The end result is a superbly edited and surprisingly nuanced look at the world through the eyes of Youtube visitors on July 24, 2010. The film was cut together from more than 4500 hours of footage - and Macdonald admits the response was a surprise.

"We didn't know what we would get," he said. "We were told by Youtube because they had done something before called the Youtube orchestra, getting people to play instruments and basically audition on Youtube and if you were chosen you would get flown to New York to play in an orchestra. So from that they had 5000 entries from around the world, so they reckoned we'd get 12,000 and we ended up with 81,000 or something like that."

He worked with a team of 23 editors, under the watchful eye of Joe Walker, who painstakingly sifted through all of the videos sent in, cataloguing them in a database via keyword and giving them a star rating. At the end of the process, there was around 250 hours of raw material which Macdonald whittled down to the final 90-minute film.

"We figured there were what we called our 'structural buttresses' which were the strongest films or the strongest characters and there was about 20 of those and that was the first thing," he said "We said, okay, we think these are the strongest bits of film, how can we structure this in a way so that we can go from dark to light to dark to light and then we started filling in the gaps. For example, we knew we wanted to have images of people getting up, so we went through all the most interesting images of that, people walking the planet, as it were, there's a big montage of that and that was where the database came in so handy."

Macdonald says the process was fascinating, bringing out the "voyeur" in him. But he is also interested in the way that it blends the old with the new.

"The interesting thing about this film it is at one and the same time a very new film that could only be done now with the web and with cheap digital cameras but at the same time it's a very old-fashioned kind of film because it's an archive film, like films that have been made such as the World At War.

"Films that have taken archive and manipulated and used that to express a story or a narrative and their own preoccupations. So it's interesting that the film has very traditional, old-fashioned documentary roots in one way but it's also bang up to the minute and technologically cutting edge at the same time."

Read the full interview with Macdonald, here.

I wrap up the day with late night film The Cinema Hold Up (Asalto Al Cine), which broadly comes under the category of outsider teens - this time those who are disenfranchised in Mexico. Although dramatically driven by an actual cinema heist plot device, it is the character drama which holds the joy in this impressive debut from Iria Gómez Concheiro.

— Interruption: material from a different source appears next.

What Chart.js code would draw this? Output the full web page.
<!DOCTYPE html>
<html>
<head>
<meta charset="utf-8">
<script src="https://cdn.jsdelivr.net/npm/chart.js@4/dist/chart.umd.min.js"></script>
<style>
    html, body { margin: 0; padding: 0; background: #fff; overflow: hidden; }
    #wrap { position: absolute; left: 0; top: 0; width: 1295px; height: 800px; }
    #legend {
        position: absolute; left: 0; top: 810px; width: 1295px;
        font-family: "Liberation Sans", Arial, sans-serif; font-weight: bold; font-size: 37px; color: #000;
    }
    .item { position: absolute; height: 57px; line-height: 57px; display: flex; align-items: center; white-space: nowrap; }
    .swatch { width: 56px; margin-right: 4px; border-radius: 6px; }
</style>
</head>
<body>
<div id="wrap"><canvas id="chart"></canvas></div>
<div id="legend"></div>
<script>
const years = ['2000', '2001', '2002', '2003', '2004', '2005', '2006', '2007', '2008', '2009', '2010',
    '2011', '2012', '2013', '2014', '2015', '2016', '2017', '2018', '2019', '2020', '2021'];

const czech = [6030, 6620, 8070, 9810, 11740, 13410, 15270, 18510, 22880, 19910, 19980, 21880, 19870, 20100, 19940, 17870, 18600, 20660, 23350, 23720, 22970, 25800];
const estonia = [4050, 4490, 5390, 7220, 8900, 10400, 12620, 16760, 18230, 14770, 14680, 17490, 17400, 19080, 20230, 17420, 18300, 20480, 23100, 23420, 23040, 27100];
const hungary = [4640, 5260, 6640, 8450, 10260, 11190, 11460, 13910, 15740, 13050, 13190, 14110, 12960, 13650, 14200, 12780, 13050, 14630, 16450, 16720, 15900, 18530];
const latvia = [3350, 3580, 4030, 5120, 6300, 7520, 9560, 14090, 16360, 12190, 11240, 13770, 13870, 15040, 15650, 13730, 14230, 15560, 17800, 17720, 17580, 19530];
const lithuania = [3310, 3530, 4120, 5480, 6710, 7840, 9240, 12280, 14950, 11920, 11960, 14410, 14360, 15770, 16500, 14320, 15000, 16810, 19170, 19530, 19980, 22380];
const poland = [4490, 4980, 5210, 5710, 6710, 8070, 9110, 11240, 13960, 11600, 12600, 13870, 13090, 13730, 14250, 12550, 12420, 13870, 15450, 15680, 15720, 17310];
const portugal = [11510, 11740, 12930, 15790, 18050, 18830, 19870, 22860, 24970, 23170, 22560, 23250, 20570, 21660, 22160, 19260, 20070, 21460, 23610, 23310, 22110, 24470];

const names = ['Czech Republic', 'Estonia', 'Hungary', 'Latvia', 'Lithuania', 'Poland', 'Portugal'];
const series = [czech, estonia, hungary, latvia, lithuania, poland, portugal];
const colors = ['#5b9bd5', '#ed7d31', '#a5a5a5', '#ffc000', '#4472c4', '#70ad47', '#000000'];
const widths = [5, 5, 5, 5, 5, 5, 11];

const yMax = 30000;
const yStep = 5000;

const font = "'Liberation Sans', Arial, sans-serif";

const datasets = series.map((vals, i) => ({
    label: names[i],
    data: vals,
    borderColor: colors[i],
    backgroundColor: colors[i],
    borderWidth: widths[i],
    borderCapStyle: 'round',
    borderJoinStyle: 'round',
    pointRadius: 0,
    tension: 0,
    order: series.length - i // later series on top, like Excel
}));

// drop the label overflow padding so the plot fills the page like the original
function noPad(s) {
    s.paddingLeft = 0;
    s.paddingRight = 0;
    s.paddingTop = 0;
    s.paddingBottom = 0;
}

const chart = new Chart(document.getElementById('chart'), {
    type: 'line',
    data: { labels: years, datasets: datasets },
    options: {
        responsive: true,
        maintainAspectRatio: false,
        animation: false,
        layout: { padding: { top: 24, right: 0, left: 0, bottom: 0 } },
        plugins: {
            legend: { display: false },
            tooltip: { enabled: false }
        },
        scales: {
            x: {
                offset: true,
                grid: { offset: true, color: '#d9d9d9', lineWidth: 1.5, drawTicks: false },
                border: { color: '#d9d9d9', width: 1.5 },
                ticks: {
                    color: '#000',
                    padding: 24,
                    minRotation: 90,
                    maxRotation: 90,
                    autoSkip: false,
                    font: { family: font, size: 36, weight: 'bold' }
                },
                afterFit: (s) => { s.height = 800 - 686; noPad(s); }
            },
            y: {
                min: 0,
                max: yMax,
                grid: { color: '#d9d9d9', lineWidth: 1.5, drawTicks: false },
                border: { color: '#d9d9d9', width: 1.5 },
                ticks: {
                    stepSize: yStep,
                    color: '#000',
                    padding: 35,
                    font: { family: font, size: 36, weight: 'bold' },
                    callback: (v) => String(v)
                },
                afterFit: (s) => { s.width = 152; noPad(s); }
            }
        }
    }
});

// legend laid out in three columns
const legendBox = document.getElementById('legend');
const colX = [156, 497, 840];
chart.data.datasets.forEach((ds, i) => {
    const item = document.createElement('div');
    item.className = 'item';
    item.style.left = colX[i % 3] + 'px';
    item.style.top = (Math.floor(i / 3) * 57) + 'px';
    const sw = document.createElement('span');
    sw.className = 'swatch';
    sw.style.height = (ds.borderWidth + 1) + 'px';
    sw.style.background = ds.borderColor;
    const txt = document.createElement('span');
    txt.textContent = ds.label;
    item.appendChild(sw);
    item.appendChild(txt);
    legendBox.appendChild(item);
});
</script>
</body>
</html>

Her slow build attitude towards the heist at the heart of the film, allows us to step into the world of Negus (Gabino Rodriguez) and his friends - a world that holds little in the way of excitement except the headrush of grafitti and where adults are more of a hinderance than a help. Expertly directing both professional and non-professional actors, she offers a realistic portrait of life for many. Particularly interesting is her focus on the child-like aspect of the teenagers, showing that although they may be weilding guns they are, in many ways, just lost boys and girls, whose lives could change if only they received more attention from the adults who surround them.